EIS technique is a simple measurement process that requires employing a Frequency Response Analyzer and a potentiostat. Typically, the range of frequency used in EIS is 100 kHz–1 MHz, and a very low-amplitude AC signal with an amplitude of about 5–10 mV is utilised to analyse the MFC's current response and not interfering with its operation. Such a low signal will not disturb the system due to a massive overpotential [28]. EIS is a robust instrument for analysing the chemical and physical processes occurring in electrochemical solutions, whether at solid–liquid or solid–solid interfaces, because it enables the separation of the various voltage loss occurrences. EIS makes use of two types of graphs: the graph Nyquist and the so-called Bode plots. The disadvantage of Nyquist plots is that the frequency represented by each data point is not disclosed (each point represents the vector of impedance on the complex plane at a certain frequency) while Bode plots do [29, 30]. MFCs EIS measurements are frequently done across a wide range of frequencies between a few MHz and 100 kHz. EIS spectra give detailed information on the mass transfer impedances, the charges and the ohmic internal resistance. The ohmic internal resistance is mostly studied by intersecting the curve at a high frequency with the actual impedance axis (Zre axis) [28]. Yaqoob et al. [31] applied electrochemical impedance spectroscopy to investigate the resistance effect of electrodes (EIS; Gamry Reference 600; Warminster, PA, USA). On Day 80 of the MFCs’ operation, EIS measurements were taken to explore their electrochemical characteristics within the range of frequency (100 kHz–100 MHz).
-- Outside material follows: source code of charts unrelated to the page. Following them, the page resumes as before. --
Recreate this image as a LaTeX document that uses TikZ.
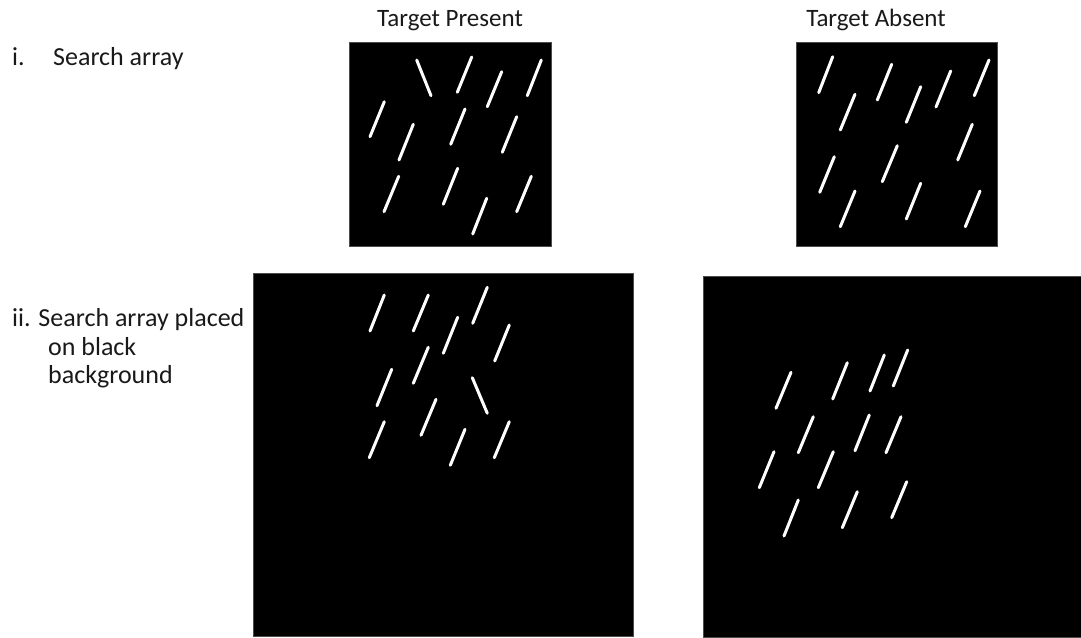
\documentclass[tikz,border=0pt]{standalone}
\usepackage{fontspec}
\setmainfont{Carlito}
\begin{document}
\begin{tikzpicture}[x=1pt,y=-1pt,
  panel/.style={fill=black,draw=black!70,line width=0.6pt},
  bar/.style={white,line width=3pt,line cap=round},
  lbl/.style={anchor=base west,inner sep=0pt,text=black!90,font=\fontsize{26}{31}\selectfont},
  ttl/.style={anchor=base,inner sep=0pt,text=black!90,font=\fontsize{25}{30}\selectfont}]
\useasboundingbox (0,0) rectangle (1081,637);
% titles
\node[ttl] (tp) at (450,26) {Target Present};
\node[ttl] (ta) at (876,26) {Target Absent};
% row labels
\node[lbl] (l1a) at (12,65) {i.};
\node[lbl] (l1b) at (53,65) {Search array};
\node[lbl] (l2a) at (12,326) {ii. Search array placed};
\node[lbl] (l2b) at (48,355) {on black};
\node[lbl] (l2c) at (48,383) {background};
% panels
\fill[panel] (349,42) rectangle (551,246);
\fill[panel] (796,42) rectangle (997,246);
\fill[panel] (253,273) rectangle (633,636);
\fill[panel] (703,276) rectangle (1081,637);
% panel 1 (target present)
\foreach \a/\b/\c/\d in {
 416.7/60/431/95.7, 471.7/57/457.3/92.3, 501.7/71.7/487.3/106.7, 541.3/60/527.3/95.7,
 384.3/101.7/370/136.7, 413.3/124.3/399/160, 465/109/450.7/144.3, 516.7/116.7/502.3/152.3,
 398.7/176.3/384/211.7, 457.7/168.3/443.3/204.3, 486.7/198.3/472.7/234, 531.3/176.3/516.7/211.7}
 \draw[bar] (\a,\b) -- (\c,\d);
% panel 2 (target absent)
\foreach \a/\b/\c/\d in {
 832.7/56.7/818.7/92.7, 891.7/64.3/877.3/100, 950.7/71/936/107, 989/60/974.3/95.7,
 855/94.3/840.3/130, 920.7/86.7/906.3/122.3, 972.3/124.3/957.7/160, 834.3/156.7/819.7/192.3,
 897.3/145.7/882.3/181.7, 855/191/840.3/226.7, 920.7/183.3/906.3/219, 980/191/965.3/226.7}
 \draw[bar] (\a,\b) -- (\c,\d);
% panel 3
\foreach \a/\b/\c/\d in {
 384.3/295/370/331, 428.3/295/413.3/331, 487.3/287.3/472.7/323.3, 457.7/317.3/443.3/353.3,
 509.3/325/494.7/361, 428.3/347.3/413.3/383.3, 391.7/369.3/377/405.7, 472.3/377.7/487.3/413.3,
 436/399.3/421/435.3, 384.3/421.7/369.3/457.7, 465/429.3/450.3/465.3, 509.3/421.7/494.3/457.7}
 \draw[bar] (\a,\b) -- (\c,\d);
% panel 4
\foreach \a/\b/\c/\d in {
 791/372.3/776/408.3, 847.3/362.7/832.7/399, 884.3/355/870/391, 907.7/350/893.3/386,
 813.3/416.7/798.3/452.7, 869.3/415/855/450.7, 901/416.7/886/452.7, 774/451.7/759.3/487.7,
 833.3/451.7/818.3/487.7, 798.3/500/784/536, 857.3/491.7/842.3/527.7, 906.7/481.7/891.7/517.7}
 \draw[bar] (\a,\b) -- (\c,\d);
\end{tikzpicture}
\end{document}
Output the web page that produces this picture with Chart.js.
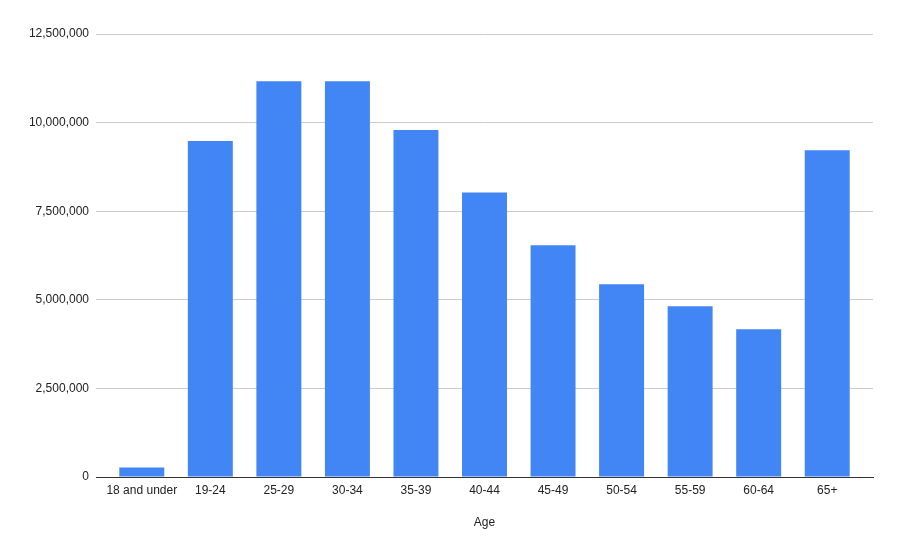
<!DOCTYPE html>
<html>
<head>
<meta charset="utf-8">
<script src="https://cdn.jsdelivr.net/npm/chart.js@4/dist/chart.umd.min.js"></script>
<style>
html,body{margin:0;padding:0;background:#fff;}
#wrap{width:901px;height:557px;position:relative;}
</style>
</head>
<body>
<div id="wrap"><canvas id="c" width="901" height="557"></canvas></div>
<script>
const categories = ["18 and under","19-24","25-29","30-34","35-39","40-44","45-49","50-54","55-59","60-64","65+"];
const population = [270000, 9480000, 11170000, 11170000, 9790000, 8030000, 6540000, 5440000, 4820000, 4170000, 9220000];
const yTicks = [0, 2500000, 5000000, 7500000, 10000000, 12500000];
const xTitle = "Age";

const FONT = "'Liberation Sans', Arial, sans-serif";
const INSET = 0.168; // extra category units of empty space at each end
new Chart(document.getElementById('c'), {
  type: 'bar',
  data: {
    labels: categories,
    datasets: [{
      data: population,
      backgroundColor: '#4285F4',
      borderWidth: 0,
      barPercentage: 0.656,
      categoryPercentage: 1.0
    }]
  },
  options: {
    responsive: false,
    animation: false,
    layout: { padding: { left: 0, right: 28, top: 34, bottom: 20 } },
    plugins: { legend: { display: false }, tooltip: { enabled: false } },
    scales: {
      x: {
        grid: { display: false, drawTicks: false },
        border: { display: true, color: '#333333', width: 1 },
        ticks: { color: '#222', font: { family: FONT, size: 12 }, padding: 6, maxRotation: 0, autoSkip: false },
        title: { display: true, text: xTitle, color: '#222', font: { family: FONT, size: 12 }, padding: { top: 13, bottom: 7 } },
        afterFit: (s) => { s.height = 60; },
        afterUpdate: (s) => { s._startValue -= INSET; s._valueRange += 2 * INSET; }
      },
      y: {
        min: 0, max: 12500000,
        afterBuildTicks: (s) => { s.ticks = yTicks.map(v => ({ value: v })); },
        grid: { color: '#cccccc', drawTicks: false, lineWidth: 1 },
        border: { display: false },
        ticks: {
          color: '#222', font: { family: FONT, size: 12 }, padding: 7,
          callback: (v) => Number(v).toLocaleString('en-US')
        },
        afterFit: (s) => { s.width = 96; }
      }
    }
  }
});
</script>
</body>
</html>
The continuous AC amplitude was 1 mV to prevent the biofilm from detaching. With a scene range of 0.5–0.1 Hz, each spectrum took about 15–20 min to complete.

Recent paper publications have demonstrated the utilisation of EIS in the evaluation of several electrochemical properties of the MFCs working electrodes under different operational conditions and the parameters that determine its power output. Dong et al. [32] studied a novel electrode prepared from activated carbon/PTFE composite for MFC performance. They applied an AC signal amplitude of 10 \(\mathrm{mV}\) at a frequency range (10 MHz–100 kHz). Similarly, Hou et al. [33] evaluated the EIS of a modified Gr-Poly nanocomposite as a novel anode material having a surface area of 3.24 cm2, with an applied AC wave amplitude of 10 \(\mathrm{mV}\) and frequency range of 5 MHz–100 kHz. Fadzli et al. [34] used EIS as one of the electrochemical measurement tools to investigate the power performance of a benthic MFC. The EIS investigation was conducted using Gamry Reference 600, Warminster, PA, USA. In the EIS study, the frequency range was 100 kHz–100 MHz. Table 2 shows the list of some EIS experiments in MFCs.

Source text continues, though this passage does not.